◆ INSTRUCTIONS FOR THE TASK
Pick out each line containing the string "matplotlib" and copy it.

◆ AVAILABLE DATA

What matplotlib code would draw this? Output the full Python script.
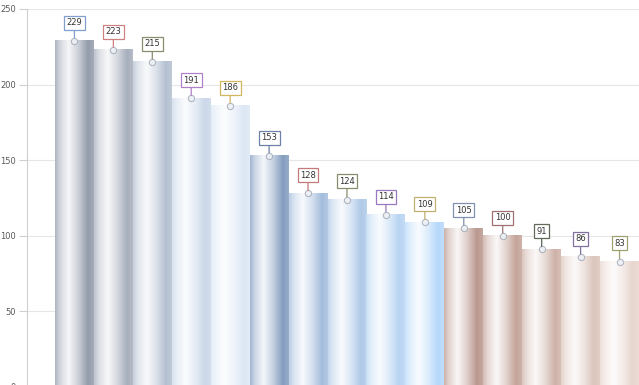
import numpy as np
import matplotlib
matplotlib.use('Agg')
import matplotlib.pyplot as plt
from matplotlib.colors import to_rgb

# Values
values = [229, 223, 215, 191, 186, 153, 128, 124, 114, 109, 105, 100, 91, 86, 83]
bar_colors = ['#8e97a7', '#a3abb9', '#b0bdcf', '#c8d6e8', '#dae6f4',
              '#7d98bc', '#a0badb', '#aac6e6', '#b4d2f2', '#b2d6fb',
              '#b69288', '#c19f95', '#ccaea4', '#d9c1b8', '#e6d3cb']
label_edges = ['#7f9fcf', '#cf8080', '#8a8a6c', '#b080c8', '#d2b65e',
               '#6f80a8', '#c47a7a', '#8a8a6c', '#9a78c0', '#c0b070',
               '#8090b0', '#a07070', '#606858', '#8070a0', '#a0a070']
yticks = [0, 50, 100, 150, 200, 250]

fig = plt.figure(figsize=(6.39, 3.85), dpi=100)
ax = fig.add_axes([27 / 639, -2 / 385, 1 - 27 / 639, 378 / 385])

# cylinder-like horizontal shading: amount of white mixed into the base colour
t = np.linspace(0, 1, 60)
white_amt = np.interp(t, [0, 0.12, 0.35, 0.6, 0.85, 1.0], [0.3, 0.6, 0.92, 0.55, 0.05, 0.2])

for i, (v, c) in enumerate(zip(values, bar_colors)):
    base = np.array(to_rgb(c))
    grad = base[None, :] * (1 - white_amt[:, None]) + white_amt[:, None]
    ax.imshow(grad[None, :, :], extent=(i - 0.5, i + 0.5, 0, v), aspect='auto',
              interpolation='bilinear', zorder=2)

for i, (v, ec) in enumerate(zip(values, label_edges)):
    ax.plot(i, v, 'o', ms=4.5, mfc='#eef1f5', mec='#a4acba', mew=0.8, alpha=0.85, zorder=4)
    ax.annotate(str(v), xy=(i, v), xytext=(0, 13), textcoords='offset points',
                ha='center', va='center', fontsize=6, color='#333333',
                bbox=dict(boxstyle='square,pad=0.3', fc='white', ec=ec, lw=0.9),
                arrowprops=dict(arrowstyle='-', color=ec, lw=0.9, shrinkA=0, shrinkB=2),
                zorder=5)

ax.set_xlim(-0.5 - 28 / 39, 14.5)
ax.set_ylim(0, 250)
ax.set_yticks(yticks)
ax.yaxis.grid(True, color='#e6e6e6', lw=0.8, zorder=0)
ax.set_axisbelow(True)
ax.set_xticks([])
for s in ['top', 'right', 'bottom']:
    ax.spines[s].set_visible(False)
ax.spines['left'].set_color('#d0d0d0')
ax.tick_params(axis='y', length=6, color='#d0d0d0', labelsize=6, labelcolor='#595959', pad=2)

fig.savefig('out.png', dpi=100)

◆ FINISHED EXERCISE
What matplotlib code would draw this? Output the full Python script.
import matplotlib
matplotlib.use('Agg')
import matplotlib.pyplot as plt
from matplotlib.colors import to_rgb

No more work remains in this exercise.